Indexing a large chunk of data is a bit like joining Weight Watchers: it's a useful first step, but it doesn't immediately solve the problem of how you're going to deal with all that blubber.

Indexing a large chunk of data is a bit like joining Weight Watchers: it's a useful first step, but it doesn't immediately solve the problem of how you're going to deal with all that blubber.

Getting the indexing to be more intelligent — that is, working out what's actually being said, rather than just what sequences of characters are in place — is nearly as challenging as resisting just one more Tim Tam.

I was reminded of this last week when enterprise analysis software specialist SAS announced that it was buying out Teragram, a company which specialises in just that kind of process.

More specifically, Teragram uses "large annotated dictionaries containing several hundred million words in more than 30 languages" to help categorise documents according to criteria set by users. SAS will use the technology to enhance its Text Miner software and other products (though it will maintain Teragram as a separate "SAS company").

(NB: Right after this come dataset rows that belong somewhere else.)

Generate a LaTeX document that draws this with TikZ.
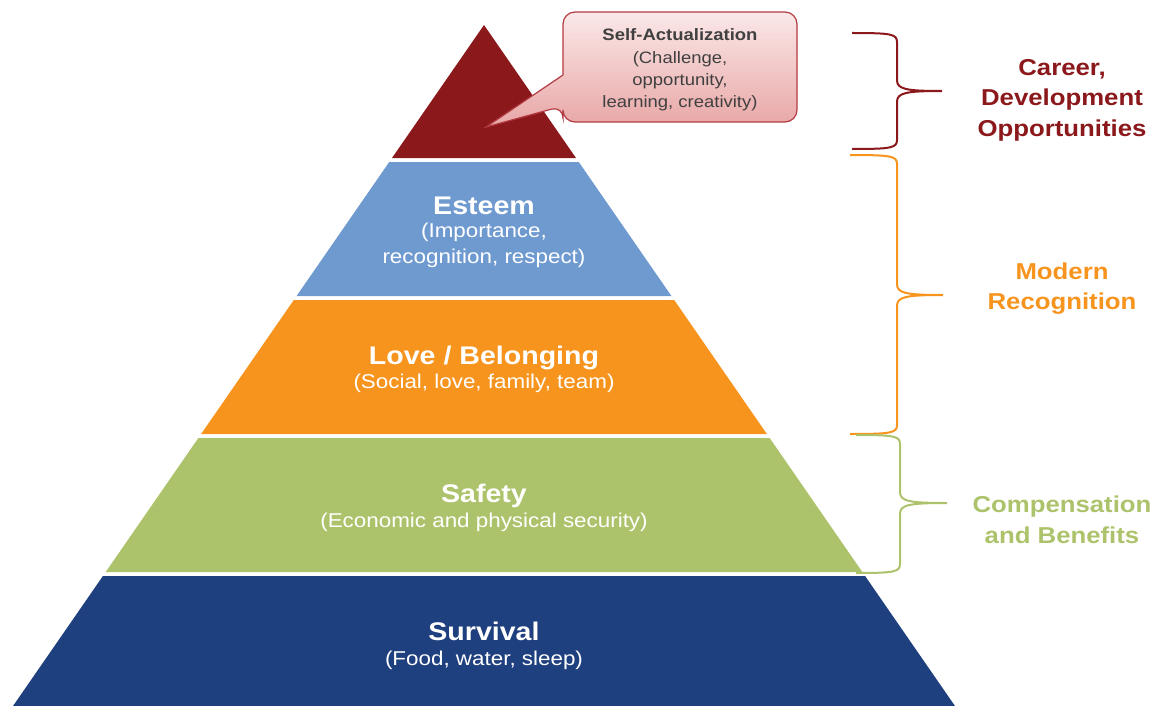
\documentclass[tikz,border=0pt]{standalone}
\usepackage{fontspec}
\setmainfont[FakeStretch=1.12]{Liberation Sans}
\usetikzlibrary{positioning}

\definecolor{topred}{RGB}{139,24,27}
\definecolor{esteemblue}{RGB}{111,154,208}
\definecolor{loveorange}{RGB}{247,148,30}
\definecolor{safetygreen}{RGB}{173,195,107}
\definecolor{survivalblue}{RGB}{31,64,126}
\definecolor{calloutline}{RGB}{178,58,66}
\definecolor{callouttop}{RGB}{251,232,232}
\definecolor{calloutbot}{RGB}{232,166,166}
\definecolor{callouttext}{RGB}{64,64,64}

\tikzset{
  layertitle/.style={inner sep=0pt, text=white, font=\fontsize{25.5}{30}\selectfont\bfseries},
  layersub/.style={inner sep=0pt, text=white, align=center, font=\fontsize{20}{26}\selectfont},
  sidelabel/.style={inner sep=0pt, align=center, font=\fontsize{23}{30.5}\selectfont\bfseries},
  callouttxt/.style={inner sep=0pt, align=center, text=callouttext, font=\fontsize{16.5}{22.3}\selectfont}
}

\begin{document}
\begin{tikzpicture}[x=1pt,y=-1pt]
  \useasboundingbox (0,0) rectangle (1156,706);

  % pyramid layers
  \foreach \ytop/\ybot/\col in {25/158/topred, 162/296/esteemblue, 300/434/loveorange, 438/572/safetygreen, 576/706/survivalblue}
    \fill[\col] ({484-0.6916*(\ytop-25)},\ytop) -- ({484+0.6916*(\ytop-25)},\ytop)
      -- ({484+0.6916*(\ybot-25)},\ybot) -- ({484-0.6916*(\ybot-25)},\ybot) -- cycle;

  \node[layertitle] (esteem) at (484,206) {Esteem};
  \node[layersub] (esteemsub) at (484,245) {(Importance,\\recognition, respect)};
  \node[layertitle] (love) at (484,358) {Love / Belonging};
  \node[layersub] (lovesub) at (484,383) {(Social, love, family, team)};
  \node[layertitle] (safety) at (484,496) {Safety};
  \node[layersub] (safetysub) at (484,522) {(Economic and physical security)};
  \node[layertitle] (survival) at (484,631.5) {Survival};
  \node[layersub] (survivalsub) at (484,660) {(Food, water, sleep)};

  % callout
  \draw[calloutline, line width=1.2pt, top color=callouttop, bottom color=calloutbot, rounded corners=12]
    (563,75) -- (563,12) -- (797,12) -- (797,122) -- (563,122) -- (563,106)
    [sharp corners] -- (486,127) -- cycle;
  \node[callouttxt] (selfact) at (680,70) {\textbf{Self-Actualization}\\(Challenge,\\opportunity,\\learning, creativity)};

  % braces
  \foreach \xo/\ytop/\ybot/\ymid/\xv/\xt/\col in {852/33/149/91/897/942/topred, 850/155/434/295/897/943/loveorange, 856/435/573/503/900/947/safetygreen}
    \draw[\col, line width=2pt]
      (\xo,\ytop) .. controls ({\xv-6},\ytop) and (\xv,{\ytop+1}) .. (\xv,{\ytop+9})
      -- (\xv,{\ymid-11}) .. controls (\xv,{\ymid-2}) and ({\xv+8},\ymid) .. (\xt,\ymid)
      .. controls ({\xv+8},\ymid) and (\xv,{\ymid+2}) .. (\xv,{\ymid+11})
      -- (\xv,{\ybot-9}) .. controls (\xv,{\ybot-1}) and ({\xv-6},\ybot) .. (\xo,\ybot);

  \node[sidelabel, text=topred] (career) at (1062,100) {Career,\\Development\\Opportunities};
  \node[sidelabel, text=loveorange] (modern) at (1062,288.5) {Modern\\Recognition};
  \node[sidelabel, text=safetygreen] (comp) at (1062,520) {Compensation\\and Benefits};
\end{tikzpicture}
\end{document}
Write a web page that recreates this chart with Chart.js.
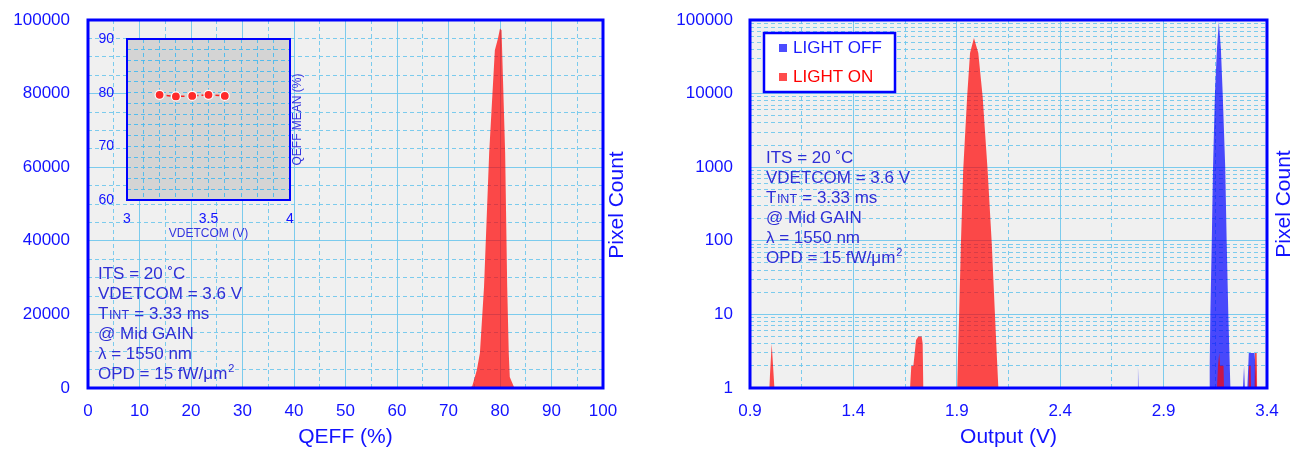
<!DOCTYPE html>
<html><head><meta charset="utf-8">
<script src="https://cdn.jsdelivr.net/npm/chart.js@4.4.0/dist/chart.umd.min.js"></script>
<style>
body{margin:0;background:#fff;}
#wrap{position:relative;width:1302px;height:450px;overflow:hidden;}
canvas{position:absolute;}
</style></head><body>
<div id="wrap">
<canvas id="left" width="651" height="450" style="left:0;top:0"></canvas>
<canvas id="inset" width="240" height="230" style="left:80px;top:25px"></canvas>
<canvas id="right" width="651" height="450" style="left:651px;top:0"></canvas>
</div>
<script>
// ---------- DATA ----------
// Left: QEFF histogram (light on)
const qeffPct   = [74.0, 74.6, 75.5, 76.1, 76.9, 77.9, 79.0, 79.6, 80.0, 80.3, 81.0, 81.2, 81.4, 81.7, 81.9, 82.2, 82.8];
const qeffCount = [0,    500,  4900, 9500, 27500,64000,91800,95000,97700,97200,64000,45600,27500,9500, 3000, 2000, 0];
// Inset: QEFF mean vs VDETCOM
const insetVdet      = [3.2, 3.3, 3.4, 3.5, 3.6];
const insetQeffMean  = [79.6, 79.3, 79.4, 79.6, 79.4];
// Right: output histograms
const offVolt  = [2.772, 2.776, 2.779, 3.121, 3.123, 3.126, 3.133, 3.139, 3.148, 3.158, 3.167, 3.177, 3.186, 3.198, 3.205, 3.213, 3.223, 3.284, 3.289, 3.293, 3.305, 3.312, 3.340, 3.350];
const offCount = [0,     2,     0,     0,     2,     10,    100,   1000,  9600,  41000, 95000, 41000, 9600,  1000,  100,   10,    0,     0,     2,     0,     0,     3,     3,     0];
const onVolt   = [0.993, 1.005, 1.018, 1.674, 1.680, 1.690, 1.703, 1.714, 1.730, 1.735, 1.738, 1.902, 1.906, 1.911, 1.920, 1.931, 1.950, 1.964, 1.983, 2.004, 2.025, 2.049, 2.069, 2.085, 2.093, 2.101, 3.158, 3.163, 3.169, 3.173, 3.190, 3.192, 3.311, 3.313, 3.321, 3.323, 3.340, 3.342, 3.350, 3.353];
const onCount  = [0,     4,     0,     0,     2,     2,     4.5,   5,     5,     4,     0,     0,     3,     9.3,   93,    917,   9080,  35500, 57000, 35500, 9080,  917,   93,    9.3,   3,     0,     0,     2,     3,     2,     2,     0,     0,     2,     2,     0,     0,     3,     3,     0];
const seriesLabels = ['LIGHT OFF', 'LIGHT ON'];
// Tick labels
const leftXLabels  = [0, 10, 20, 30, 40, 50, 60, 70, 80, 90, 100];
const leftYLabels  = [0, 20000, 40000, 60000, 80000, 100000];
const insetXLabels = [3, 3.5, 4];
const insetYLabels = [60, 70, 80, 90];
const rightXLabels = [0.9, 1.4, 1.9, 2.4, 2.9, 3.4];
const rightYLabels = [1, 10, 100, 1000, 10000, 100000];
// Text
const infoLines = [
  [['ITS = 20 ˚C', 'n']],
  [['VDETCOM = 3.6 V', 'n']],
  [['T', 'n'], ['INT', 'sub'], [' = 3.33 ms', 'n']],
  [['@ Mid GAIN', 'n']],
  [['λ = 1550 nm', 'n']],
  [['OPD = 15 fW/μm', 'n'], ['2', 'sup']]
];
const leftXTitle = 'QEFF (%)';
const rightXTitle = 'Output (V)';
const yTitle = 'Pixel Count';
const insetXTitle = 'VDETCOM (V)';
const insetYTitle = 'QEFF MEAN (%)';

// ---------- STYLE ----------
const FONT = "'Liberation Sans', Arial, sans-serif";
const TICK_BLUE = '#1212ff';
const TEXT_BLUE = '#2e2ed6';
const GRID = 'rgba(110,198,236,0.9)';
const RED = 'rgba(255,0,0,0.7)';
const BLUE = 'rgba(0,0,255,0.7)';
const LOG_FLOOR = 1; // zero counts sit on the bottom of the log axis
const near = (arr, v) => arr.some(t => Math.abs(t - v) < 1e-6);
function subdivide(majors, n) {
  const out = [];
  for (let i = 0; i < majors.length; i++) {
    out.push(majors[i]);
    if (i < majors.length - 1) {
      const st = (majors[i + 1] - majors[i]) / n;
      for (let k = 1; k < n; k++) out.push(+(majors[i] + k * st).toFixed(6));
    }
  }
  return out;
}
function logTicks(majors) {
  const out = [];
  majors.forEach((d, i) => {
    out.push(d);
    if (i < majors.length - 1) for (let m = 2; m <= 9; m++) out.push(d * m);
  });
  return out;
}
function fmt(v) { return String(+v.toFixed(6)); }

function scaleCfg(o) {
  return {
    type: o.type || 'linear', position: o.position, min: o.min, max: o.max,
    afterBuildTicks: s => { s.ticks = o.ticks.map(v => ({ value: v })); },
    afterFit: s => { if (o.width != null) s.width = o.width; if (o.height != null) s.height = o.height; },
    ticks: {
      autoSkip: false, maxRotation: 0, minRotation: 0, color: o.tickColor || TICK_BLUE,
      padding: o.padding, font: { family: FONT, size: o.fontSize || 17, lineHeight: o.vertical ? 0.01 : 1.2 },
      callback: v => near(o.labels, v) ? fmt(v) : ''
    },
    grid: {
      drawTicks: false, lineWidth: 1, color: o.gridColor || GRID
    },
    border: {
      display: false,
      dash: ctx => (o.allDashed || !near(o.labels, ctx.tick ? ctx.tick.value : NaN)) ? [4, 3] : []
    }
  };
}

function framePlugin(bg, borderW) {
  return {
    id: 'frame',
    beforeDraw(chart) {
      const { ctx, chartArea: a } = chart;
      ctx.save(); ctx.fillStyle = bg; ctx.fillRect(a.left, a.top, a.width, a.height); ctx.restore();
    },
    afterDraw(chart) {
      const { ctx, chartArea: a } = chart;
      ctx.save(); ctx.strokeStyle = '#0000ff'; ctx.lineWidth = borderW;
      ctx.strokeRect(a.left, a.top, a.width, a.height); ctx.restore();
    }
  };
}

function drawInfo(ctx, x, yc, step) {
  ctx.save();
  ctx.fillStyle = TEXT_BLUE;
  ctx.textBaseline = 'alphabetic';
  ctx.textAlign = 'left';
  infoLines.forEach((line, i) => {
    const base = yc + i * step + 6;
    let cx = x;
    line.forEach(([t, kind]) => {
      if (kind === 'n') { ctx.font = '17px ' + FONT; ctx.fillText(t, cx, base); }
      else if (kind === 'sub') { ctx.font = '12.5px ' + FONT; ctx.fillText(t, cx + 0.5, base); cx += 1; }
      else if (kind === 'sup') { ctx.font = '11px ' + FONT; ctx.fillText(t, cx + 1, base - 7); }
      cx += ctx.measureText(t).width;
    });
  });
  ctx.restore();
}
function drawRot(ctx, text, x, y, font, color) {
  ctx.save(); ctx.translate(x, y); ctx.rotate(-Math.PI / 2);
  ctx.font = font; ctx.fillStyle = color; ctx.textAlign = 'center'; ctx.textBaseline = 'middle';
  ctx.fillText(text, 0, 0); ctx.restore();
}
function drawCenter(ctx, text, x, y, font, color) {
  ctx.save(); ctx.font = font; ctx.fillStyle = color; ctx.textAlign = 'center'; ctx.textBaseline = 'middle';
  ctx.fillText(text, x, y); ctx.restore();
}

const common = {
  responsive: false, animation: false, events: [],
  plugins: { legend: { display: false }, tooltip: { enabled: false } },
  elements: { line: { tension: 0 } }
};

// ---------- LEFT CHART ----------
new Chart(document.getElementById('left'), {
  type: 'line',
  data: { datasets: [{
    data: qeffPct.map((x, i) => ({ x, y: qeffCount[i] })),
    fill: 'start', backgroundColor: RED, borderColor: RED, borderWidth: 0, pointRadius: 0
  }] },
  options: Object.assign({}, common, {
    layout: { padding: { top: 20, right: 48, left: 0, bottom: 0 } },
    scales: {
      x: scaleCfg({ min: 0, max: 100, ticks: subdivide(leftXLabels, 2), labels: leftXLabels, height: 62, padding: 13 }),
      y: scaleCfg({ min: 0, max: 100000, ticks: subdivide(leftYLabels, 4), labels: leftYLabels, width: 88, padding: 18, vertical: true })
    }
  }),
  plugins: [framePlugin('#f0f0f0', 3), {
    id: 'decor',
    afterDraw(chart) {
      const ctx = chart.ctx, a = chart.chartArea;
      drawInfo(ctx, 98, 273, 20);
      drawCenter(ctx, leftXTitle, (a.left + a.right) / 2, 437, '21px ' + FONT, TICK_BLUE);
      drawRot(ctx, yTitle, 617, (a.top + a.bottom) / 2 + 1, '21px ' + FONT, TICK_BLUE);
    }
  }]
});

// ---------- INSET ----------
new Chart(document.getElementById('inset'), {
  type: 'line',
  data: { datasets: [{
    data: insetVdet.map((x, i) => ({ x, y: insetQeffMean[i] })),
    borderColor: '#ff2020', borderWidth: 1.5, borderDash: [4, 3], fill: false,
    pointRadius: 4.5, pointBackgroundColor: '#ff2a2a', pointBorderColor: '#ffffff', pointBorderWidth: 1.2
  }] },
  options: Object.assign({}, common, {
    layout: { padding: { top: 14, right: 30, left: 0, bottom: 0 } },
    scales: {
      x: scaleCfg({ min: 3, max: 4, ticks: subdivide(insetXLabels, 5), labels: insetXLabels, height: 55, padding: 11, fontSize: 14, allDashed: true, gridColor: 'rgba(70,185,240,0.9)' }),
      y: scaleCfg({ min: 60, max: 90, ticks: subdivide(insetYLabels, 5), labels: insetYLabels, width: 47, padding: 13, fontSize: 14, allDashed: true, gridColor: 'rgba(70,185,240,0.9)', vertical: true })
    }
  }),
  plugins: [framePlugin('#d4d4d4', 2), {
    id: 'decor2',
    afterDraw(chart) {
      const ctx = chart.ctx, a = chart.chartArea;
      drawCenter(ctx, insetXTitle, (a.left + a.right) / 2, 209, '12px ' + FONT, '#3434e0');
      drawRot(ctx, insetYTitle, 218, (a.top + a.bottom) / 2, '12px ' + FONT, '#3434e0');
    }
  }]
});

// ---------- RIGHT CHART ----------
const seriesColors = [BLUE, RED];
const legendTextColors = ['#1a1aff', '#ff0000'];
new Chart(document.getElementById('right'), {
  type: 'line',
  data: { datasets: [
    { label: seriesLabels[0], data: offVolt.map((x, i) => ({ x, y: Math.max(offCount[i], LOG_FLOOR) })), order: 2,
      fill: 'start', backgroundColor: BLUE, borderColor: BLUE, borderWidth: 0, pointRadius: 0 },
    { label: seriesLabels[1], data: onVolt.map((x, i) => ({ x, y: Math.max(onCount[i], LOG_FLOOR) })), order: 1,
      fill: 'start', backgroundColor: RED, borderColor: RED, borderWidth: 0, pointRadius: 0 }
  ] },
  options: Object.assign({}, common, {
    layout: { padding: { top: 20, right: 35, left: 0, bottom: 0 } },
    scales: {
      x: scaleCfg({ min: 0.9, max: 3.4, ticks: subdivide(rightXLabels, 2), labels: rightXLabels, height: 62, padding: 13 }),
      y: scaleCfg({ type: 'logarithmic', min: 1, max: 100000, ticks: logTicks(rightYLabels), labels: rightYLabels, width: 99, padding: 17, vertical: true })
    }
  }),
  plugins: [framePlugin('#f0f0f0', 3), {
    id: 'decor3',
    afterDraw(chart) {
      const ctx = chart.ctx, a = chart.chartArea;
      drawInfo(ctx, 115, 157, 20);
      drawCenter(ctx, rightXTitle, (a.left + a.right) / 2, 437, '21px ' + FONT, TICK_BLUE);
      drawRot(ctx, yTitle, 633, (a.top + a.bottom) / 2, '21px ' + FONT, TICK_BLUE);
      // legend
      ctx.save();
      ctx.fillStyle = '#ffffff'; ctx.fillRect(113, 33, 131, 59);
      ctx.strokeStyle = '#0000ff'; ctx.lineWidth = 2.5; ctx.strokeRect(113, 33, 131, 59);
      ctx.font = '17px ' + FONT; ctx.textBaseline = 'middle'; ctx.textAlign = 'left';
      chart.data.datasets.forEach((ds, i) => {
        const yc = 48 + i * 29;
        ctx.fillStyle = seriesColors[i]; ctx.fillRect(128, yc - 4, 8, 8);
        ctx.fillStyle = legendTextColors[i]; ctx.fillText(ds.label, 142, yc);
      });
      ctx.restore();
    }
  }]
});
</script>
</body></html>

Now, I did an honours degree in linguistics rather too long ago, so I have a bit of an interest in how language processing works. Teragram is essentially using the brute force approach: lots of lots of data to handle lots and lots of potential scenarios.

In an era where processing power is ludicrously cheap, that's not a terrible approach. But it's nowhere near as elegant as an algorithm based on a more nuanced understanding of how language actually works. Our understanding of language is still far too fragmentary to make such an approach entirely feasible, but it remains a worthy goal — and it would produce smaller, faster software in the long run.

Such coding concerns aside, there's another more insidious problem. Processing text is hard enough when it's written in a relatively coherent fashion. But as anyone who hangs around on message boards, Wikipedia talk pages or classrooms can tell you, in the SMS-speak age assuming that to be the case is dangerous.

For an increasing number of people of all ages, capital letters are a foreign language, punctuation is a waste of space, accuracy in spelling is optional and sentences are like you know words what go 2gether they dont have to mak sense much lol.

While business communications should arguably still be more formal (and accurate), I wouldn't want to stake money (or a Tim Tam) on it.

If the trend continues, text mining intelligence will also need a degree of "un-intelligence" — trying to extract meaning from something that really didn't have any meaning in the first place. That might well require a lot more examples, which is good for storage manufacturers if nothing else.